Weekly AI ArXiv 만담 55회차 22.06.19

Disentangling visual and written concepts in CLIP
- CLIP에서 written text 와 visual concept이 entangle 되어 있는데 이걸 distentangle이 가능한지 연구(from MIT)
- Learn to spell 과 Fortget to spell 이 되도록 각각 학습해서 disentangle 시켜봄
- 각각의 feature로 text-control 이미지 생성결과 및 image2text retrieval 성능 비교
- 스펠링 정보가 뒤섞여 있는데, 그걸 분리 시키는.
  
  분리시켜서 feature 를 만들 수 있는지. 오 이걸 어떻게 disentangle 시키지..!?
  
  figure 4가 방법론
- 파랑색은 텍스트 이해 정도,
  
  빨강색은 이미지 이해정도
  
  디스엔텡글 시킬 수 있다. clip feature 에
- spell 부분, visual feature 부분
  
  멀티모달 어택하는 거 ,, 그 부분 안정적으로 지킬 수 있다.
- 분리할 수 있다 자체가 흥미로움
OmniMAE: Single Model Masked Pretraining on Images and Videos
- Meta AI Omnivore-CVPR 2022 oral 에 MAE로 Image와 Video Joint Self-supervised learning 연구 (MAE + VideoMAE)
- 특별한 모델구조 변경없이 spatial (+temporal) patch -> 다수 masking -> encoder -> decoder -> pixel recon 하는 MAE구조
- Joint 트레이닝하니 개별 학습보다 좋은 성능을 보인다고.
- Pretraining data는 ImageNet-1k와 SSv2, Downstream은 iNaturalist-2018, Place365, K400, Epic-Kitchen등
- Masking 관련 ablation은 다른 비디오나 이미지 연구에도 도움될 듯
Beyond Supervised vs.
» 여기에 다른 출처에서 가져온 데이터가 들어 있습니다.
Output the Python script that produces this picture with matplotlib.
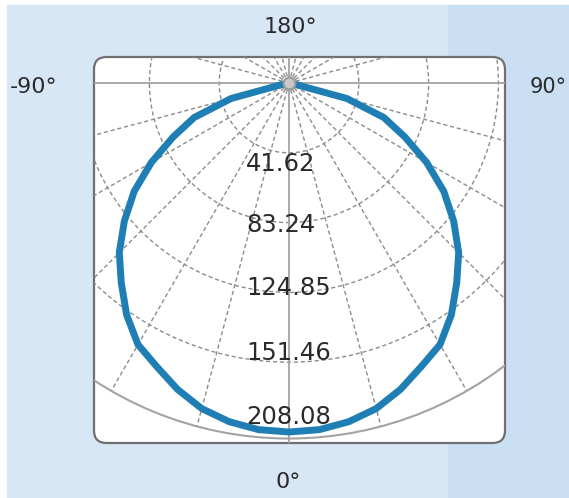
import numpy as np
import matplotlib
matplotlib.use("Agg")
import matplotlib.pyplot as plt
from matplotlib.patches import FancyBboxPatch, Circle, Rectangle

# luminous intensity (cd/klm) vs. angle from nadir, symmetric curve
gamma = np.arange(0, 185, 5)
intensity = np.array([208.1, 207.5, 205.1, 201.0, 194.4, 186.6, 180.1, 168.8, 155.6,
                      143.1, 128.2, 112.7, 94.8, 76.3, 60.2, 35.8, 2.4, 0.0, 0.0]
                     + [0.0] * 18)
ring_values = [41.62, 83.24, 124.85, 166.47]
ring_labels = ["41.62", "83.24", "124.85", "151.46", "208.08"]
angle_labels = ["180°", "-90°", "90°", "0°"]

W, H = 569, 498
K = 1.677            # px per cd/klm
OX, OY = 289, 83     # origin in px
PX0, PX1, PY0, PY1 = 94, 505, 57, 443

GRID = "#8c8c8c"
SOLID = "#a3a3a3"
BLUE = "#1f7fb5"
TXT = "#2a2a2a"

fig = plt.figure(figsize=(W / 100, H / 100), dpi=100)
fig.patch.set_facecolor("white")
fig.patches.append(Rectangle((7 / W, 0), (448 - 7) / W, 1 - 5 / H, transform=fig.transFigure,
                             color="#d8e7f6", zorder=-10))
fig.patches.append(Rectangle((448 / W, 0), (W - 448) / W, 1 - 5 / H, transform=fig.transFigure,
                             color="#cadff4", zorder=-10))

ax = fig.add_axes([PX0 / W, 1 - PY1 / H, (PX1 - PX0) / W, (PY1 - PY0) / H])
ax.set_zorder(1)
x0, x1 = (PX0 - OX) / K, (PX1 - OX) / K
y0, y1 = (PY0 - OY) / K, (PY1 - OY) / K
ax.set_xlim(x0, x1)
ax.set_ylim(y1, y0)
ax.axis("off")

panel = FancyBboxPatch((x0, y0), x1 - x0, y1 - y0,
                       boxstyle="round,pad=0,rounding_size=7.5",
                       fc="white", ec="#707070", lw=1.6, transform=ax.transData,
                       clip_on=False, zorder=1)
ax.add_patch(panel)

R_OUT = 212
# radial dashed lines every 15 deg
for a in np.arange(0, 360, 15):
    if a % 90 == 0:
        continue
    t = np.radians(a)
    ln, = ax.plot([0, R_OUT * np.sin(t)], [0, R_OUT * np.cos(t)], color=GRID, lw=1.0,
                  ls=(0, (3, 2)), zorder=2)
    ln.set_clip_path(panel)
for rv in ring_values:
    c = Circle((0, 0), rv, fill=False, ec=GRID, lw=1.0, ls=(0, (3, 2)), zorder=2)
    ax.add_patch(c)
    c.set_clip_path(panel)
outer = Circle((0, 0), R_OUT, fill=False, ec=SOLID, lw=1.5, zorder=2)
ax.add_patch(outer)
outer.set_clip_path(panel)
hl = ax.axhline(0, color=SOLID, lw=1.3, zorder=2)
hl.set_clip_path(panel)
vl = ax.axvline(0, color=SOLID, lw=1.3, zorder=2)
vl.set_clip_path(panel)

# intensity curve
g_full = np.concatenate([-gamma[::-1], gamma[1:]])
i_full = np.concatenate([intensity[::-1], intensity[1:]])
t = np.radians(g_full)
curve, = ax.plot(i_full * np.sin(t), i_full * np.cos(t), color=BLUE, lw=5.0,
                 solid_joinstyle="round", solid_capstyle="round", zorder=3)
curve.set_clip_path(panel)

ax.plot([0], [0], marker="o", ms=8.5, mfc="#c9c9c9", mec="#9a9a9a", mew=1.5, zorder=4,
        clip_on=False)

label_y = [164, 225, 288, 353, 417]
for lab, yp in zip(ring_labels, label_y):
    ax.text((246 - OX) / K, (yp - OY) / K, lab, ha="left", va="center",
            fontsize=17.5, color=TXT, zorder=5)

fig.text(290 / W, 1 - 27 / H, angle_labels[0], ha="center", va="center", fontsize=16, color=TXT)
fig.text(10 / W, 1 - 87 / H, angle_labels[1], ha="left", va="center", fontsize=16, color=TXT)
fig.text(530 / W, 1 - 87 / H, angle_labels[2], ha="left", va="center", fontsize=15, color=TXT)
fig.text(288 / W, 1 - 482 / H, angle_labels[3], ha="center", va="center", fontsize=16, color=TXT)

fig.savefig("out.png", dpi=100)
Unsupervised: Representative Benchmarking and Analysis of Image Representation Learning
- 다양한 SSL method들이 나오는데 성능을 제대로 평가하기 위한 비교방법고 두개의 새로운 평가지표 제안 (CVPR 2022)
- https://mgwillia.github.io/exploring-unsupervised/
Language Models are General-Purpose Interfaces
- MSR에서 나온 Image + Text + Multiligual 동시 학습 LM (Semi-causal LM이라고)
- https://github.com/microsoft/unilm 에서 다운 가능 (아직은 껍데기만)
Understanding the Generalization Benefit of Normalization Layers: Sharpness Reduction
- https://arxiv.org/abs/2206.07085
- 웨이트 스케일 인베리언스의 영향을 확인하는 논문
  
  스케일 인베리언스 : 스케일 노말리제이션을 진행하는 것,, 이를 위해 unit sphere 로 projection 하고, 2차 미분, 해쉬안 기준으로 찾아봄
- 샤프니스의 리덕션이 있는 것을 확인
- effected Learning rate
- 스무스한 로스 리전을 찾았다?
- 모멘텀이 수렴성이 안되서 AdamP ?
- BN + SGD 면 ,, 수렴하는데,, 모멘텀이 오히려 방해가 되나?
- 모멘텀이랑 WD?
- AdamW & 1 cycle?